_TASK OBJECTIVE:_
Exactly repeat the material, dropping every picture from the copy.

_DATA:_
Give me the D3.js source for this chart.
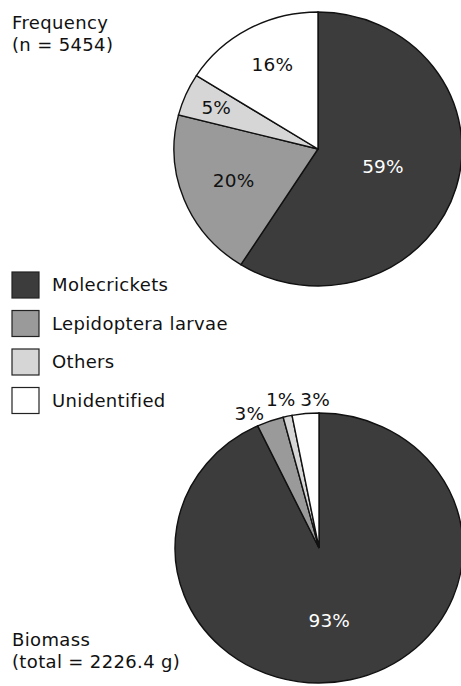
<!DOCTYPE html>
<html><head><meta charset="utf-8">
<script src="https://cdn.jsdelivr.net/npm/d3@7"></script>
<style>body{margin:0;background:#fff}svg{display:block}text{font-family:"DejaVu Sans",Verdana,sans-serif}</style>
</head><body>
<script>
const categories = ["Molecrickets", "Lepidoptera larvae", "Others", "Unidentified"];
const frequencyValues = [59, 20, 5, 16];
const biomassValues = [93, 3, 1, 3];
const frequencyTitle = ["Frequency", "(n = 5454)"];
const biomassTitle = ["Biomass", "(total = 2226.4 g)"];
const colors = ["#3c3c3c", "#9a9a9a", "#d6d6d6", "#ffffff"];

const W = 461, H = 686;
const svg = d3.select("body").append("svg").attr("width", W).attr("height", H);

const pie = d3.pie().sort(null).value(d => d);

function drawPie(values, cx, cy, rx, ry, labelCfg) {
  const sy = ry / rx;
  const arc = d3.arc().innerRadius(0).outerRadius(rx);
  const arcs = pie(values);
  const g = svg.append("g").attr("transform", `translate(${cx},${cy}) scale(1,${sy})`);
  g.selectAll("path").data(arcs).enter().append("path")
    .attr("d", arc)
    .attr("fill", (d, i) => colors[i])
    .attr("stroke", "#111")
    .attr("stroke-width", 1.4)
    .attr("vector-effect", "non-scaling-stroke");
  const tg = svg.append("g").attr("transform", `translate(${cx},${cy})`);
  tg.selectAll("text").data(arcs).enter().append("text")
    .attr("x", (d, i) => {
      const a = (d.startAngle + d.endAngle) / 2 + labelCfg[i].da * Math.PI / 180;
      return Math.sin(a) * rx * labelCfg[i].r;
    })
    .attr("y", (d, i) => {
      const a = (d.startAngle + d.endAngle) / 2 + labelCfg[i].da * Math.PI / 180;
      return -Math.cos(a) * rx * labelCfg[i].r * sy;
    })
    .attr("dy", "0.35em")
    .attr("text-anchor", "middle")
    .attr("font-size", 18.5)
    .attr("letter-spacing", 0.2)
    .attr("fill", (d, i) => i === 0 ? "#fff" : "#111")
    .text(d => d.data + "%");
}

drawPie(frequencyValues, 318, 149, 144, 137, [
  {r: 0.47, da: 0}, {r: 0.63, da: 0}, {r: 0.77, da: 0}, {r: 0.69, da: 1.5}
]);
drawPie(biomassValues, 319, 548, 144, 135, [
  {r: 0.54, da: 5}, {r: 1.11, da: -6}, {r: 1.13, da: -1}, {r: 1.10, da: 4}
]);

function title(lines, x, y) {
  svg.append("g").selectAll("text").data(lines).enter().append("text")
    .attr("x", x).attr("y", (d, i) => y + i * 21.5)
    .attr("font-size", 18).attr("letter-spacing", 0.35).attr("fill", "#111").text(d => d);
}
title(frequencyTitle, 12, 29);
title(biomassTitle, 12, 646);

const lg = svg.append("g").selectAll("g").data(categories).enter().append("g")
  .attr("transform", (d, i) => `translate(12,${272 + i * 38.5})`);
lg.append("rect").attr("width", 27).attr("height", 26)
  .attr("fill", (d, i) => colors[i]).attr("stroke", "#222").attr("stroke-width", 1.2);
lg.append("text").attr("x", 40).attr("y", 13).attr("dy", "0.35em")
  .attr("font-size", 18).attr("letter-spacing", 0.35).attr("fill", "#111").text(d => d);
</script>
</body></html>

_THE RESULT:_
Give me the D3.js source for this chart.
<!DOCTYPE html>
<html><head><meta charset="utf-8">
<script src="https://cdn.jsdelivr.net/npm/d3@7"></script>
<style>body{margin:0;background:#fff}svg{display:block}text{font-family:"DejaVu Sans",Verdana,sans-serif}</style>
</head><body>
<script>
const categories = ["Molecrickets", "Lepidoptera larvae", "Others", "Unidentified"];
const frequencyValues = [59, 20, 5, 16];
const biomassValues = [93, 3, 1, 3];
const frequencyTitle = ["Frequency", "(n = 5454)"];
const biomassTitle = ["Biomass", "(total = 2226.4 g)"];
const colors = ["#3c3c3c", "#9a9a9a", "#d6d6d6", "#ffffff"];

const W = 461, H = 686;
const svg = d3.select("body").append("svg").attr("width", W).attr("height", H);

const pie = d3.pie().sort(null).value(d => d);

function drawPie(values, cx, cy, rx, ry, labelCfg) {
  const sy = ry / rx;
  const arc = d3.arc().innerRadius(0).outerRadius(rx);
  const arcs = pie(values);
  const g = svg.append("g").attr("transform", `translate(${cx},${cy}) scale(1,${sy})`);
  g.selectAll("path").data(arcs).enter().append("path")
    .attr("d", arc)
    .attr("fill", (d, i) => colors[i])
    .attr("stroke", "#111")
    .attr("stroke-width", 1.4)
    .attr("vector-effect", "non-scaling-stroke");
  const tg = svg.append("g").attr("transform", `translate(${cx},${cy})`);
  tg.selectAll("text").data(arcs).enter().append("text")
    .attr("x", (d, i) => {
      const a = (d.startAngle + d.endAngle) / 2 + labelCfg[i].da * Math.PI / 180;
      return Math.sin(a) * rx * labelCfg[i].r;
    })
    .attr("y", (d, i) => {
      const a = (d.startAngle + d.endAngle) / 2 + labelCfg[i].da * Math.PI / 180;
      return -Math.cos(a) * rx * labelCfg[i].r * sy;
    })
    .attr("dy", "0.35em")
    .attr("text-anchor", "middle")
    .attr("font-size", 18.5)
    .attr("letter-spacing", 0.2)
    .attr("fill", (d, i) => i === 0 ? "#fff" : "#111")
    .text(d => d.data + "%");
}

drawPie(frequencyValues, 318, 149, 144, 137, [
  {r: 0.47, da: 0}, {r: 0.63, da: 0}, {r: 0.77, da: 0}, {r: 0.69, da: 1.5}
]);
drawPie(biomassValues, 319, 548, 144, 135, [
  {r: 0.54, da: 5}, {r: 1.11, da: -6}, {r: 1.13, da: -1}, {r: 1.10, da: 4}
]);

function title(lines, x, y) {
  svg.append("g").selectAll("text").data(lines).enter().append("text")
    .attr("x", x).attr("y", (d, i) => y + i * 21.5)
    .attr("font-size", 18).attr("letter-spacing", 0.35).attr("fill", "#111").text(d => d);
}
title(frequencyTitle, 12, 29);
title(biomassTitle, 12, 646);

const lg = svg.append("g").selectAll("g").data(categories).enter().append("g")
  .attr("transform", (d, i) => `translate(12,${272 + i * 38.5})`);
lg.append("rect").attr("width", 27).attr("height", 26)
  .attr("fill", (d, i) => colors[i]).attr("stroke", "#222").attr("stroke-width", 1.2);
lg.append("text").attr("x", 40).attr("y", 13).attr("dy", "0.35em")
  .attr("font-size", 18).attr("letter-spacing", 0.35).attr("fill", "#111").text(d => d);
</script>
</body></html>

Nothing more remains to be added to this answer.